Herb Roasted Turkey Breast with Sage Gravy
This gravy, this gravy, this gravy! Grab a spoon and eat it out of the pan! Oh wait, no!!! I mean make this dinner because it is absolutely amazing! We will no longer just wait for November to have turkey thanks to this delicious recipe. My turkey breast cooked a lot longer than the recipe called for it so just be sure to use a thermometer to make sure your turkey is fully cooked! You may also love HAPPY TURKEY DAY!
You may need:
Roasting pan with rack
Herb Roasted Turkey Breast with Sage Gravy
Ingredients
- 1 whole bone-in turkey breast 6½ to 7 pounds
- 2 tablespoons good olive oil
- 3 garlic cloves
- Paprika sprinkled all over
- 2 teaspoons dry mustard
- 1 tablespoon chopped fresh rosemary leaves
- 1 tablespoon chopped fresh sage leaves
- 1 teaspoon chopped fresh thyme leaves
- 1½ teaspoons kosher salt
- ½ teaspoon freshly ground black pepper
- ¾ cup dry white wine
Instructions
- Preheat the oven to 325 degrees.
- Place the turkey breast on a rack in a roasting pan, skin side up.
- In a small bowl, combine the olive oil, garlic, paprika, mustard, rosemary, sage, thyme, salt, and pepper. Rub the mixture evenly all over the skin of the turkey breast. (You can also loosen the skin and smear half of the paste underneath, directly on the meat.)
- Pour the wine in the bottom of the roasting pan.
- Roast the turkey approx 1¾ hours, until the skin is golden brown and an instant-read meat thermometer registers 165 degrees when inserted into the thickest and meatiest area of the breast. Mine took a lot longer to reach internal temp, fyi!

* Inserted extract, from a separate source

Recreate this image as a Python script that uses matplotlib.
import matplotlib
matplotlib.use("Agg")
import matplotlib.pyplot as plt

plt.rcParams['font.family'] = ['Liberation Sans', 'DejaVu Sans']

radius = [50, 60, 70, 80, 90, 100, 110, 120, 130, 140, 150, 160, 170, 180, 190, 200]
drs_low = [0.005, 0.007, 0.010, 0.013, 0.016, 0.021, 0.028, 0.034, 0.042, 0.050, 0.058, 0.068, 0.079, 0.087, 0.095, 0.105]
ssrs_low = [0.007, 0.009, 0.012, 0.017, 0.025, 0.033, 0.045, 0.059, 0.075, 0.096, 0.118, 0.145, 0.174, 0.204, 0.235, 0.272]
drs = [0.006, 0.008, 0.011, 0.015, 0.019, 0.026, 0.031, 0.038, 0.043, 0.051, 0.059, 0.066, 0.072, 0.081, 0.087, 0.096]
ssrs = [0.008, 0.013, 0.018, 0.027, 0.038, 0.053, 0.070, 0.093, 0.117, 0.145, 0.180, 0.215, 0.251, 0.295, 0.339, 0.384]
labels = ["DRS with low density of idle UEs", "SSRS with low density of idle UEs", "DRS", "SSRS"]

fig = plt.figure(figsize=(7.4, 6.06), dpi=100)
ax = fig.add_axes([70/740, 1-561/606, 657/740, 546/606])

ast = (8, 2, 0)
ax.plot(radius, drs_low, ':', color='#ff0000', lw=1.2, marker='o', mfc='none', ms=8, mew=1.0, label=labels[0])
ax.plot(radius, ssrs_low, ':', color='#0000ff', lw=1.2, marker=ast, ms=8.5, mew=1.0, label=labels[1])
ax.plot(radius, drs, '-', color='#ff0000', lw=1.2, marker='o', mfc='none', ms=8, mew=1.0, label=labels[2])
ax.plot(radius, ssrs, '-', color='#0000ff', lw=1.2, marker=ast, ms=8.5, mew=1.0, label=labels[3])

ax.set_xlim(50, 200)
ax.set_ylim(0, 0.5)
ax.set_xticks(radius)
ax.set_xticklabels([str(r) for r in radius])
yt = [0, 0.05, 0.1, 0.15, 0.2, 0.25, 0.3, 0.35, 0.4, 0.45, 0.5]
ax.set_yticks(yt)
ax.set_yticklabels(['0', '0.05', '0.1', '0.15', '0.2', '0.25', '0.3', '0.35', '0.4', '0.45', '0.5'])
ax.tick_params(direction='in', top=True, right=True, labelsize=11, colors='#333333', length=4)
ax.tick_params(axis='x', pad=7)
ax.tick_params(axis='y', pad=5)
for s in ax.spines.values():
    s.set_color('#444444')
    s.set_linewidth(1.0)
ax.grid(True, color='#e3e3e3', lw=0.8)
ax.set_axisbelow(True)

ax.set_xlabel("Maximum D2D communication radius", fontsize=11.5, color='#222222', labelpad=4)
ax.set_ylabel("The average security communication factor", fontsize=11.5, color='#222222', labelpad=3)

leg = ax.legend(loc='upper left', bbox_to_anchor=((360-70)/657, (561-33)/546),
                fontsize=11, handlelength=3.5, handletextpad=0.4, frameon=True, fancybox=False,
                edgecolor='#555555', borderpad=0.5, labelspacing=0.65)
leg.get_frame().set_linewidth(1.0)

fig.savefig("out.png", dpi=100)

- When internal temp is reached, remove from the oven, cover the pan with aluminum foil, and allow the turkey to rest at room temperature for 15 minutes. Slice and serve warm with the pan juices or sage gravy.
Sage Gravy
Ingredients
- 6 tablespoons butter
- 1 large red onion halved and sliced 1/4 inch thick
- 4 large garlic cloves
- 6 tablespoons all-purpose flour
- 4 cups chicken stock
- 2 T. cognac
- 10 large fresh sage leaves
- Kosher salt and freshly ground black pepper
- 1 cup dry white wine
Instructions
- Melt the butter in a large saucepan over medium heat.
- Add onion and garlic and saute, stirring often, for 15 to 20 minutes
- You want the onions to caramelize.
- Sprinkle the flour on the onions and cook 2 mins.
- Stir in the chicken stock, Cognac, sage leaves, 2 teaspoons salt (depending on the saltiness of the chicken stock), and 1 teaspoon pepper.
- Bring to a boil, lower the heat, and simmer for 20 minutes, stirring occasionally.
- Set aside at room temperature for 1 hour and strain, pressing the solids lightly and then discarding them. Refrigerate until ready to use.
- After the turkey is cooked, remove it to a carving board to rest while you finish the gravy. Place the roasting pan on the stovetop over medium heat and add the wine.
- Bring to a boil, lower the heat, and simmer for 2 minutes, stirring and scraping up all the bits clinging to the bottom of the pan.
- Slowly whisk the gravy base into the pan. Simmer for about 5 minutes, until the gravy is smooth and slightly thickened. Taste for seasonings and serve hot.